We’re working with nonprofits that are already feeling the pressure to be more strategic and collaborative than they’ve been in the past. Increasingly, foundations favor giving to nonprofits that can demonstrate collaboration with others. Their incentives are aligned as well.

Goodwin’s role is to support the two major coalitions listed below and specifically recruit and coach local private sector talent to work toward improving educational outcomes for Hartford students:

  • All IN! – a public-private-business coalition with a goal-oriented agenda to support Hartford youth on their pathway to future success;
  • Weaver 2019 – a committed coalition of people from education, business, philanthropy and nonprofits working together to create a 21st century, high-quality learning environment.

Goodwin is already supporting the Weaver High School redesign recommendation process, which involves preparing the final review, so the recommendations can be presented in one plan document to the superintendent and the board of education. He is also helping bring partners together to implement the approved recommendations.

Those interested in working toward these initiatives need not be educators, Goodwin says.

“If you are someone who believes in Weaver High School or progressive reforms for urban education, there’s probably going to be a way to plug you in,” he says.

Those both inside and outside of education say the challenges facing the Hartford schools can’t be solved in a vacuum.

“They’re problems that require a whole set of expertises and you have to find people from everywhere,” Holzer says. “So, if I do need an educator, then guess what, there’s an educator working on that, but the educator is no longer expected to solve problems that relate to resource constraints or politics or good process or program evaluation or communicating something. There is room for everyone, but not from a sense of, ‘Isn’t that nice?’ but from a sense of ‘We desperately need different expertises to come around one table to solve any of these problems.’
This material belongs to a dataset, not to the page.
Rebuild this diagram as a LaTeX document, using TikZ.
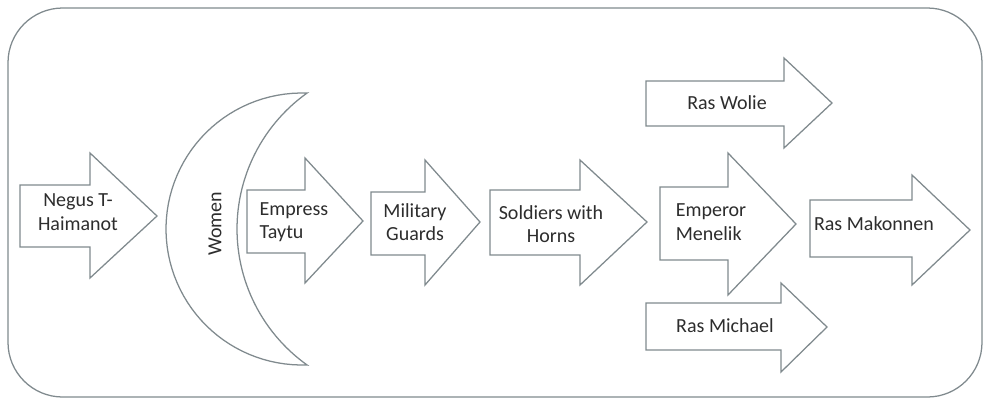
\documentclass[tikz,border=0pt]{standalone}
\usepackage{fontspec}
\setmainfont{Carlito}
\definecolor{framegray}{RGB}{128,138,142}
\definecolor{textgray}{RGB}{45,45,45}
\begin{document}
\begin{tikzpicture}[x=0.75pt,y=-0.75pt,
  blk/.style={draw=framegray,fill=white,line width=0.95pt,line join=miter},
  lbl/.style={text=textgray,font=\fontsize{15}{17.5}\selectfont,align=center,inner sep=0pt}]
\useasboundingbox (0,0) rectangle (986,401);

% Frame
\draw[framegray,line width=0.95pt,rounded corners=41pt] (8,8) rectangle (982,397);

% Block arrows
\draw[blk] (20,185) -- (90,185) -- (90,153) -- (157,216) -- (90,278) -- (90,247) -- (20,247) -- cycle;
\draw[blk] (247,190) -- (305,190) -- (305,158) -- (363,221) -- (305,283) -- (305,253) -- (247,253) -- cycle;
\draw[blk] (371,192) -- (425,192) -- (425,160) -- (480,222) -- (425,285) -- (425,255) -- (371,255) -- cycle;
\draw[blk] (490,190) -- (580,190) -- (580,160) -- (647,222) -- (580,285) -- (580,255) -- (490,255) -- cycle;
\draw[blk] (660,187) -- (728,187) -- (728,153) -- (796,224) -- (728,295) -- (728,260) -- (660,260) -- cycle;
\draw[blk] (810,200) -- (912,200) -- (912,175) -- (970,230) -- (912,285) -- (912,257) -- (810,257) -- cycle;
\draw[blk] (646,81) -- (784,81) -- (784,58) -- (832,103) -- (784,148) -- (784,126) -- (646,126) -- cycle;
\draw[blk] (646,303) -- (781,303) -- (781,283) -- (827,327) -- (781,372) -- (781,350) -- (646,350) -- cycle;

% Crescent
\draw[blk] plot[domain=-88:-272,samples=60] ({302+136*cos(\x)},{229+136*sin(\x)})
  -- plot[domain=125.5:234.5,samples=60] ({404+167*cos(\x)},{229+167*sin(\x)}) -- cycle;

% Labels
\node[lbl] (negus) at (78,212) {Negus T-\\Haimanot};
\node[lbl,rotate=90] (women) at (215,224) {Women};
\node[lbl,align=left] (taytu) at (294,222) {Empress\\Taytu};
\node[lbl] (guards) at (415,222) {Military\\Guards};
\node[lbl] (soldiers) at (551,224) {Soldiers with\\Horns};
\node[lbl,align=left] (menelik) at (711,222) {Emperor\\Menelik};
\node[lbl] (makonnen) at (874,224) {Ras Makonnen};
\node[lbl] (wolie) at (727,103) {Ras Wolie};
\node[lbl] (michael) at (725,326) {Ras Michael};
\end{tikzpicture}
\end{document}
Hartford needs people like Ethan Reid, a financial advisor at Morgan Stanley, who recently sat on Weaver’s school culture and climate work group after years of serving on High School Inc.’s industry advisory board. Reid, who grew up in Hartford and attended its public schools, joined that group because he was interested in culture and climate and could specifically bring expertise around how to drive good process, how to ask the right questions around these changes that need to be made, Holzer says.

“He’s just a really smart guy from the corporate sector who wants to bring a sense of accountability and sophistication to a work group,” he adds, “with a real commitment to Hartford kids.”

Achieve Hartford! is also changing how we focus our communications efforts. With Ed Matters, we have shifted away from informing and updating readers on how the school district is performing, says Nyesha McCauley, story teller & communications lead. We are no longer reporting on school board meetings or other District developments.

“This is aligned to our new model where our focus is now on private sector partnerships,” she says. “Achieve Hartford! organizes, coaches and inspires individuals to solve pressing problems in education and change how leaders work together. Our articles will focus on this approach to improving educational outcomes,” McCauley says. “We hope our stories that highlight the impact of our new approach will inspire and motivate individuals who want to help to find ways to connect with each other and commit to getting involved.”

Ed Matters readers can expect frequent updates on the progress made within the All IN! coalition and Weaver 2019. We plan to highlight people committed to doing this work, including providing one-on-one personal narrative videos highlighting education champions telling their stories. We will share stories from other communities where cross-sector coalitions are impacting and improving educational outcomes for urban students.

McCauley adds, “We want our readers to know and understand what’s possible when private sector leaders come together with each other — and with public sector leaders to solve problems.”